Quando eu era pequeno vivia no campo.
Não sendo eu propriamente da época recolectora da nossa civilização, o certo é que vivia com bastante liberdade e acabava por comer um pouco de tudo o que por ali apanhava. Por exemplo, neste tempo eram as romãs e os marmelos..
Aprendi assim a distinguir púcaras de cogumelos venenosos, túberas de bufas de cão, o agrião da arrabaça, etc.
Por vezes enganava-me e ficava adoentado. Como nunca contava em casa qual a fruta que tinha comido com medo que se zangassem comigo, cada dor de barriga era interpretada pela minha mãe como um provável mau olhado.

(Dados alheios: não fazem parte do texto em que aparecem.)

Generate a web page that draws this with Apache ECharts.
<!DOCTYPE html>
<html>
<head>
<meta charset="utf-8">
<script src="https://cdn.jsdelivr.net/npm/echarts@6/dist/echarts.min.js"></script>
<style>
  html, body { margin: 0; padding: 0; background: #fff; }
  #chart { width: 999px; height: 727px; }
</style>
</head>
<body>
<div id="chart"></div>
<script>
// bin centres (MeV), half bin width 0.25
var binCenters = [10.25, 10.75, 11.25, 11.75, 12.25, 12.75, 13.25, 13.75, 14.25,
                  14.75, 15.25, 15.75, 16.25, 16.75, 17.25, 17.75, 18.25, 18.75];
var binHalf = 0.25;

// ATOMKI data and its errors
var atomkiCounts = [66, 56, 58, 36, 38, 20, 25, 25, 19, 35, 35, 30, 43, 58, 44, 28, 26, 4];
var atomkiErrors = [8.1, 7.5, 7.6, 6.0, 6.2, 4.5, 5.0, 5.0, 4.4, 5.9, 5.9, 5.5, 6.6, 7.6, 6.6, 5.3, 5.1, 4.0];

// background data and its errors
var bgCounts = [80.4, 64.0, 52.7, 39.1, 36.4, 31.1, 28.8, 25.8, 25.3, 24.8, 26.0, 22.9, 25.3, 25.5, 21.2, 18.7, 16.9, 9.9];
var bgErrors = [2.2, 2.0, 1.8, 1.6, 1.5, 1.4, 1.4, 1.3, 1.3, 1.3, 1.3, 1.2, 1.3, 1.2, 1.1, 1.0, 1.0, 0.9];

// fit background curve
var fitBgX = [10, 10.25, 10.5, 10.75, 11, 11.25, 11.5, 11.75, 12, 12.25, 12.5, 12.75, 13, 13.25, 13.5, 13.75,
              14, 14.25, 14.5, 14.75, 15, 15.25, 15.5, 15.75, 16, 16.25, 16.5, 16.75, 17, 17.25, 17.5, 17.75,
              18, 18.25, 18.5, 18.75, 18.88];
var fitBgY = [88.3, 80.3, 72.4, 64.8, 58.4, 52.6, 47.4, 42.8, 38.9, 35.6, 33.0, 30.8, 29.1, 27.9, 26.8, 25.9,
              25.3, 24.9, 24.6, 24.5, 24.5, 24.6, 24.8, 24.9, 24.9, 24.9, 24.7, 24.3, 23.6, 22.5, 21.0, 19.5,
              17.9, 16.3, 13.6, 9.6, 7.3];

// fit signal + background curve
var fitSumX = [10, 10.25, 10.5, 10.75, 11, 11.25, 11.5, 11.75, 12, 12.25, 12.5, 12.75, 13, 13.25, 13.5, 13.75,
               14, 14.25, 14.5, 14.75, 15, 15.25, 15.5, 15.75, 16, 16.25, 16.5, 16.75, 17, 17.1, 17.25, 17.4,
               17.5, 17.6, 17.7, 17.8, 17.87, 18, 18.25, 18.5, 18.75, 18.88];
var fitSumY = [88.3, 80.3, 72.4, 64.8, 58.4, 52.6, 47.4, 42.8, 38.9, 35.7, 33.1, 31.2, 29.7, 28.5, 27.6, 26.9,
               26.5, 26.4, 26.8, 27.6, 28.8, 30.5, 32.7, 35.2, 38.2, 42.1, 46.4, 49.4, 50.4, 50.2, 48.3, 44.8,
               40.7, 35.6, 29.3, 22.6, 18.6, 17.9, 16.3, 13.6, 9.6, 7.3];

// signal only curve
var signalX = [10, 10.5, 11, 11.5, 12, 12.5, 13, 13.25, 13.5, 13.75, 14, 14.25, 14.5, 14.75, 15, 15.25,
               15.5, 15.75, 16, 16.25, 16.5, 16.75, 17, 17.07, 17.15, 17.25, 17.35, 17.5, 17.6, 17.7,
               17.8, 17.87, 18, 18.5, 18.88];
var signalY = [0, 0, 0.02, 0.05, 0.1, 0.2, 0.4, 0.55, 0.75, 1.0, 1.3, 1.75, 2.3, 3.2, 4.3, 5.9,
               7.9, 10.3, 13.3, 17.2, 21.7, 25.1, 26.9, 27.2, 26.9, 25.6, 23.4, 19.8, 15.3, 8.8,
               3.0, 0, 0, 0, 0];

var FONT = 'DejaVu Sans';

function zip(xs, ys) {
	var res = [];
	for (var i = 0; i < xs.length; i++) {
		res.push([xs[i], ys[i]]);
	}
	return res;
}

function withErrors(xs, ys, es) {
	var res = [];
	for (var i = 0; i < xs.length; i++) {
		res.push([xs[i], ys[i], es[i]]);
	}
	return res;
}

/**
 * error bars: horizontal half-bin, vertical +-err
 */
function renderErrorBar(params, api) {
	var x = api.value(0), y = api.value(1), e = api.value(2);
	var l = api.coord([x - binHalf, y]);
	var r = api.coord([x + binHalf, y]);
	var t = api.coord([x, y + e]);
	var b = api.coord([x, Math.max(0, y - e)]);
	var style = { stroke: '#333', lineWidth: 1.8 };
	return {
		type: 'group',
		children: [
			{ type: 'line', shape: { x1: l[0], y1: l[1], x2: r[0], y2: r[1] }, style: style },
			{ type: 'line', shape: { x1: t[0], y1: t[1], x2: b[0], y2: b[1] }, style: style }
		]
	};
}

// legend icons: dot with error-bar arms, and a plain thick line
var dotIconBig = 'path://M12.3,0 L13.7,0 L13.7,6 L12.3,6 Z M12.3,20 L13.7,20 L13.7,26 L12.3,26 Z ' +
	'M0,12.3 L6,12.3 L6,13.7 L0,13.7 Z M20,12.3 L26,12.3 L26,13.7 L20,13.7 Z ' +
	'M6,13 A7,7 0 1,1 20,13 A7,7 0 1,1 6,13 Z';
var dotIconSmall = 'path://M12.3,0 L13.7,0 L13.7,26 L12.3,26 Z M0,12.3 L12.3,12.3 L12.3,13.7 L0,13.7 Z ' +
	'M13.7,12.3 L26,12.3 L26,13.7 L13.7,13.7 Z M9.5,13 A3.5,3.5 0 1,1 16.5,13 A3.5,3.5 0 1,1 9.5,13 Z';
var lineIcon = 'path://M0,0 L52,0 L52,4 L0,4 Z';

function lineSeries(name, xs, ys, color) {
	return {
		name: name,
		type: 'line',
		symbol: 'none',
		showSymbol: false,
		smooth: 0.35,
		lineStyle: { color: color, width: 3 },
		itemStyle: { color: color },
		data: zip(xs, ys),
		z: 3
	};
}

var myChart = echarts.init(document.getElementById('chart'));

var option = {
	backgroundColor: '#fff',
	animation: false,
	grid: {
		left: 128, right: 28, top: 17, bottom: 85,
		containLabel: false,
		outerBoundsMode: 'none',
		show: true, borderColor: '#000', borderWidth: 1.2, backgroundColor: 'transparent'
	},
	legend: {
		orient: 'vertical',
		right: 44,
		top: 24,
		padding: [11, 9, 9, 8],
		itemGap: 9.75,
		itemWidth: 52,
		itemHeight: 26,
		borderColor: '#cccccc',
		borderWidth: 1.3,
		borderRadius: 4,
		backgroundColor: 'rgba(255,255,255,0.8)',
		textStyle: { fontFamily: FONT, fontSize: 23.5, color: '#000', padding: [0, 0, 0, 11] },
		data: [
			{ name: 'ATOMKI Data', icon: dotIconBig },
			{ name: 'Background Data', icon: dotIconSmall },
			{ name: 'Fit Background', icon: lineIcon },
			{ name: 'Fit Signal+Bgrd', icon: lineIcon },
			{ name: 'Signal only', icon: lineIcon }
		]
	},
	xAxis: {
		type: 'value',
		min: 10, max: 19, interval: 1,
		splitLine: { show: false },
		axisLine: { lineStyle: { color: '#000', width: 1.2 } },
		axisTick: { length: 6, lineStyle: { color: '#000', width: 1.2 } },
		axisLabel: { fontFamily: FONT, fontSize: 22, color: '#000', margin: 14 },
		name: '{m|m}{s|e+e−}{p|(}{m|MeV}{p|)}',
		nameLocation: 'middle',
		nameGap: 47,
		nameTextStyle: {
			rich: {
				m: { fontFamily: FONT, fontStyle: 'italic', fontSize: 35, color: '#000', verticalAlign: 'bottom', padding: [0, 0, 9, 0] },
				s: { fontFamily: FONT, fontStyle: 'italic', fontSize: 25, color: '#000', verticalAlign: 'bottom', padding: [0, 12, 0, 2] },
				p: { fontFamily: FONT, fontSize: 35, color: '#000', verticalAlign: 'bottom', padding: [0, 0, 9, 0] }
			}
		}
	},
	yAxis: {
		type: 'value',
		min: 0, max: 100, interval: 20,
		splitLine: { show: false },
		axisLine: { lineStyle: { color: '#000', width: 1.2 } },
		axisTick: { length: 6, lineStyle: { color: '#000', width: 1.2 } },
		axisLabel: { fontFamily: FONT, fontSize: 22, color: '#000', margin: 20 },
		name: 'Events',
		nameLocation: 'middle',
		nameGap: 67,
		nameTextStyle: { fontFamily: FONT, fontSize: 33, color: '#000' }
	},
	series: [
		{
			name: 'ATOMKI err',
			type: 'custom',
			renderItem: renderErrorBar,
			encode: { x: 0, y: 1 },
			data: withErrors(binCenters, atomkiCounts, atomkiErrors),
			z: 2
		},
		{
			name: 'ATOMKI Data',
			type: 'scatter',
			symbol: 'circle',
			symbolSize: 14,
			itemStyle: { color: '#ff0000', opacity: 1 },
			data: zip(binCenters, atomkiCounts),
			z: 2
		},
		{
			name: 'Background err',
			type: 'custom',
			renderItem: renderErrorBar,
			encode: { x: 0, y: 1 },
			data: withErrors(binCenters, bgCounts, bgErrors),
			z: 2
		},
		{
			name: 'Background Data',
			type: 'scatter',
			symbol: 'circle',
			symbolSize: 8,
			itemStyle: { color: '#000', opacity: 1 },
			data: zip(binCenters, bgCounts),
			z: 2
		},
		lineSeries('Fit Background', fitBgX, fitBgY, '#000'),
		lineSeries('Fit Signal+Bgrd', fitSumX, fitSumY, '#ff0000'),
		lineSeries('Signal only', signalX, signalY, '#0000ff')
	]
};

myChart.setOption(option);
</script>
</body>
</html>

E se tinha apanhado algum mau olhado só havia uma solução: ser benzido para o mau olhado.
E eu gostava daquilo,achava que me fazia bem.
Quantas taxas moderadoras seria poupadas hoje nas urgencias dos nossos hospitais se a tradição se tivesse mantido...
A benzedura, que podia ser feita por qualquer pessoa, era uma reza simples, uma coisa mágica.
Várias vezes inventei dores de barriga, quando não tinha nada com que me entretivesse, para ser benzido.
Punha-se a minha mãe defronte de mim sentados numas cadeirinhas de bunho, baixinhas, num canto qualquer da nossa casa.
À nossa frente, uma tigelinha branca, meia de água, em cima da mesa, ou da arca.
E depois dizia assim, como que rezando, olhando para mim nos olhos ( o que quase me fazia confessar que não estava assim a sentir-me tão mal) e fazendo cruzes com a mão:
«Eu te benzo água fria, em nome de Deus e da Virgem Maria». Repetia 9 vezes, porque estas coisas eram sempre de nove em nove.
Ás vezes, eu, que tinha a responsabilidade de ir dobrando os deditos para contar até 9, descuidava-me, e deixava passar até 10. Assim não valia.
Tínhamos de esperar um bocadinho e começar de novo:
«Eu te benzo água fria, em nome de Deus e da Virgem Maria...»
Depois, íamos buscar o púcaro do azeite, em esmalte azul, que estava junto ao pote onde guardávamos o azeite da colheita para todo o ano.
Eu com os meus olhitos fixos na tigela de água, concentrado, e a minha mãe, tal como já aprendera com a sua mãe, e esta por sua vez com a dela, com o cabo duma colher havia de deixar cair 3 pingos.
Só 3.
E, com eles, pausadamente, as palavras, ditas lentamente, enquanto se deixavam cair os 3 pingos de azeite na água da chávena:
«Esta pinga é a do olhado...esta não é... e esta também não é». Ou seja, só era a primeira, as outras duas nunca hei-de saber para que serviam...
E pronto, ali estava o resultado: Se as pingas ficassem as 3 redondinhas, tipo gema de ovo, a boiar na água, sem resquícios de mistura, não havia olhado.
Se, caso contrário, por artes sabe lá do quê a primeira pinga de azeite se desfizesse, ou seja, se ela se espalhasse a todo o diâmetro da tigela, era mais do que certo: eu tinha apanhado um mau olhado. De alguma bruxa...
E se assim fosse, tinha de ser benzido de seguida.
Nessas ocasiões, a minha mãe fazia um ar grave, e avançava, com a coragem característica que todas as mães têm para enfrentar as bruxas que se atrevessem a tocar nos seus filhos. Fosse com um dedo, fosse com um olho...
« Três olhos de olharam mal, dois te hão-de olhar bem; em nome do pai, do filho e do espírito santo amém»
« Três olhos de olharam mal, dois te hão-de olhar bem; em nome do pai, do filho e do espírito santo amém»
« Três olhos de olharam mal, dois te hão-de olhar bem; em nome do pai, do filho e do espírito santo amém»
E no final das 9 vezes (ou seria 9 x 9 ?) eu levantava-me, finalmente, aliviado visivelmente melhor.
Sem saber se tinha sido da reza, ou se tinha começado enfim, a digerir as ameixas quentes que tinha roubado na horta do vizinho.